Israël-Palestine : un conflit « national » ?
(Peut-être un slogan vide ?)

Meron Benvenisti

Haaretz, 26 novembre 2007

www.haaretz.co.il/hasite/spages/928042.html

La demande que les Palestiniens reconnaissent l’Etat d’Israël « comme Etat juif », et cela au titre de condition à la création d’un « Etat nation » palestinien, a suscité des réactions enthousiastes. Pas précisément parmi ceux à qui s’adressait la demande, mais dans le public juif qui a vu là un prétexte pour ressasser encore les questions fondamentales de son identité collective.

Les avis sont partagés : s’agit-il d’une revendication justifiée, d’un moyen de refuser aux Palestiniens le « droit au retour », ou peut-être cette demande n’a-t-elle été avancée que pour ruiner les chances de la négociation ? La présentation même de cette symétrie entre les deux Etats nations, l’israélien et le palestinien, n’a été accueillie avec mécontentement que dans les cercles de l’extrême droite.

Et vraiment, comment les princes de l’ancien camp national, Ehoud Olmert et Tzipi Livni, sont-ils devenus les hérauts de l’Etat nation palestinien ? Qu’est-ce qui a amené les opposants d’Oslo – pour qui n’existait en terre d’Israël qu’un seul collectif légitime et aux yeux desquels les Palestiniens n’étaient qu’organisations terroristes – à déclarer que le conflit était un conflit national et que dès lors sa solution était une solution nationale, sous la forme de la création de deux Etats nations ?

La Gauche israélienne peut être louée de sa victoire, mais cette révolution, ce sont les Palestiniens qui l’ont provoquée. En lançant l’Intifada Al-Aqsa, ils ont contraint les Israéliens à comprendre qu’il n’était pas possible de les anéantir, de les ignorer ni de les expulser. L’Intifada a contraint les Israéliens, pour la première fois de leur histoire, à indiquer les limites de leur expansion territoriale par des clôtures de séparation et des checkpoints, et à abandonner des territoires peuplés, susceptibles d’ébranler l’équilibre démographique.

L’excédent de territoire, écrasé et privé de toute possibilité d’existence autonome, peut selon eux être transformé en Etat nation palestinien ; et si les Palestiniens ne veulent pas profiter de la générosité israélienne, le monde entier saura à quel point ils sont atteints d’autodestruction et remplis d’ingratitude.

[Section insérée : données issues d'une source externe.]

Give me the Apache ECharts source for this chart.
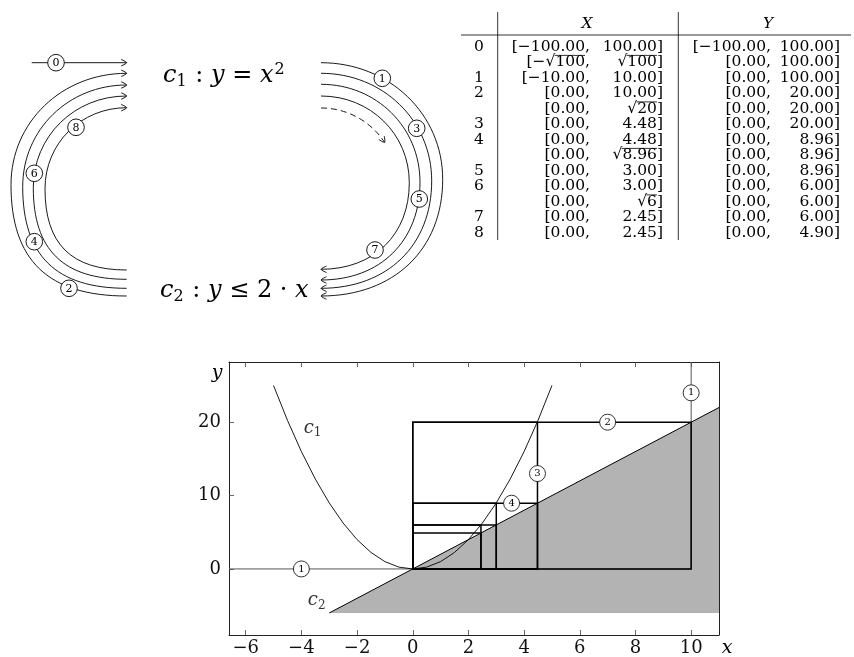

Dès lors qu’il apparaît que la révolution idéologique des princes de l’ex-camp national est accueillie dans l’indifférence au sein de la population juive et bénéficie de l’appui enthousiaste du camp de la paix, on peut faire peser sur l’Etat destiné à s’étendre sur moins de 10% de la terre d’Israël toute la charge de la tragédie palestinienne. « Il devrait offrir une solution nationale générale », déclare Livni, « tant pour ceux qui se trouvent dans les camps de réfugiés que pour ceux qui sont citoyens de l’Etat d’Israël et qui y jouissent de droits égaux. »

Voilà assurément qui ne constitue pas seulement une solution bon marché mais aussi une solution de principe. Car elle se fonde sur le vieux et honorable modèle du conflit national pour un même territoire, avec sa conclusion : deux Etats pour deux peuples. Il est seulement dommage que l’adoption du modèle national vienne trop tard et que la formule rationnelle – qui a culminé dans la reconnaissance mutuelle d’Israël et de l’OLP à Oslo – a de nouveau régressé vers les couches élémentaires, ataviques et émotionnelles du conflit.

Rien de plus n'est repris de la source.